Brief: Skip the pictures. Reproduce all other material exactly.

Data provided:
..........

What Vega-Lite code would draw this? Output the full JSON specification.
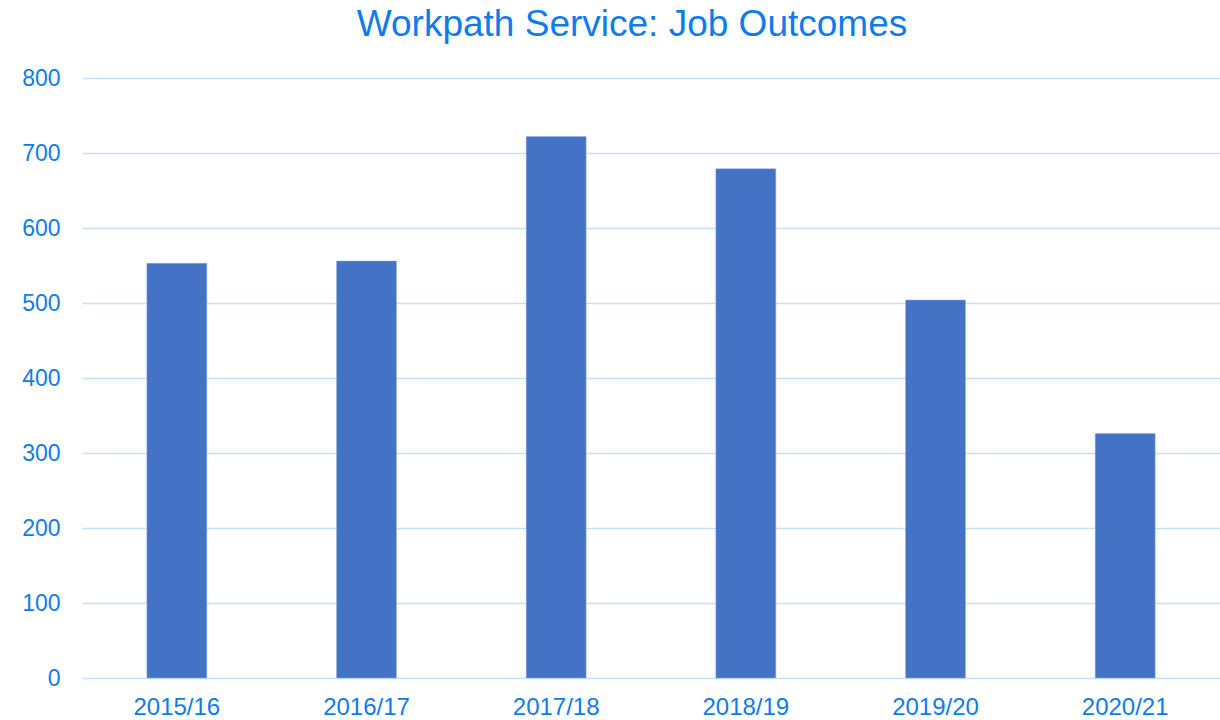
{
  "$schema": "https://vega.github.io/schema/vega-lite/v6.json",
  "autosize": {"type": "none"},
  "width": 1138,
  "height": 600,
  "padding": {"left": 82, "top": 78, "right": 0, "bottom": 42},
  "background": "white",
  "title": {
    "text": "Workpath Service: Job Outcomes",
    "font": "Liberation Sans",
    "fontSize": 37,
    "fontWeight": "normal",
    "color": "#0e7cef",
    "anchor": "middle",
    "baseline": "alphabetic",
    "offset": 4,
    "dx": -19,
    "dy": 10
  },
  "data": {
    "values": [
      {"year": "2015/16", "outcomes": 553},
      {"year": "2016/17", "outcomes": 556},
      {"year": "2017/18", "outcomes": 722},
      {"year": "2018/19", "outcomes": 679},
      {"year": "2019/20", "outcomes": 504},
      {"year": "2020/21", "outcomes": 326}
    ]
  },
  "mark": {"type": "bar", "color": "#4472c4", "stroke": "#8fb0e8", "strokeWidth": 0.5},
  "encoding": {
    "x": {
      "field": "year",
      "type": "nominal",
      "sort": null,
      "scale": {"paddingInner": 0.684, "paddingOuter": 0.342},
      "axis": {
        "title": null,
        "labelAngle": 0,
        "labelFont": "Liberation Sans",
        "labelFontSize": 24,
        "labelColor": "#0e7cef",
        "labelPadding": 17,
        "ticks": false,
        "domain": false,
        "grid": false
      }
    },
    "y": {
      "field": "outcomes",
      "type": "quantitative",
      "scale": {"domain": [0, 800], "nice": false},
      "axis": {
        "title": null,
        "values": [0, 100, 200, 300, 400, 500, 600, 700, 800],
        "labelFont": "Liberation Sans",
        "labelFontSize": 23,
        "labelColor": "#0e7cef",
        "labelPadding": 22,
        "ticks": false,
        "domain": false,
        "grid": true,
        "gridColor": "#c6e0f8",
        "gridWidth": 1.5
      }
    }
  },
  "config": {"view": {"stroke": null}}
}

..........

Reply to the exercise:
What Vega-Lite code would draw this? Output the full JSON specification.
{
  "$schema": "https://vega.github.io/schema/vega-lite/v6.json",
  "autosize": {"type": "none"},
  "width": 1138,
  "height": 600,
  "padding": {"left": 82, "top": 78, "right": 0, "bottom": 42},
  "background": "white",
  "title": {
    "text": "Workpath Service: Job Outcomes",
    "font": "Liberation Sans",
    "fontSize": 37,
    "fontWeight": "normal",
    "color": "#0e7cef",
    "anchor": "middle",
    "baseline": "alphabetic",
    "offset": 4,
    "dx": -19,
    "dy": 10
  },
  "data": {
    "values": [
      {"year": "2015/16", "outcomes": 553},
      {"year": "2016/17", "outcomes": 556},
      {"year": "2017/18", "outcomes": 722},
      {"year": "2018/19", "outcomes": 679},
      {"year": "2019/20", "outcomes": 504},
      {"year": "2020/21", "outcomes": 326}
    ]
  },
  "mark": {"type": "bar", "color": "#4472c4", "stroke": "#8fb0e8", "strokeWidth": 0.5},
  "encoding": {
    "x": {
      "field": "year",
      "type": "nominal",
      "sort": null,
      "scale": {"paddingInner": 0.684, "paddingOuter": 0.342},
      "axis": {
        "title": null,
        "labelAngle": 0,
        "labelFont": "Liberation Sans",
        "labelFontSize": 24,
        "labelColor": "#0e7cef",
        "labelPadding": 17,
        "ticks": false,
        "domain": false,
        "grid": false
      }
    },
    "y": {
      "field": "outcomes",
      "type": "quantitative",
      "scale": {"domain": [0, 800], "nice": false},
      "axis": {
        "title": null,
        "values": [0, 100, 200, 300, 400, 500, 600, 700, 800],
        "labelFont": "Liberation Sans",
        "labelFontSize": 23,
        "labelColor": "#0e7cef",
        "labelPadding": 22,
        "ticks": false,
        "domain": false,
        "grid": true,
        "gridColor": "#c6e0f8",
        "gridWidth": 1.5
      }
    }
  },
  "config": {"view": {"stroke": null}}
}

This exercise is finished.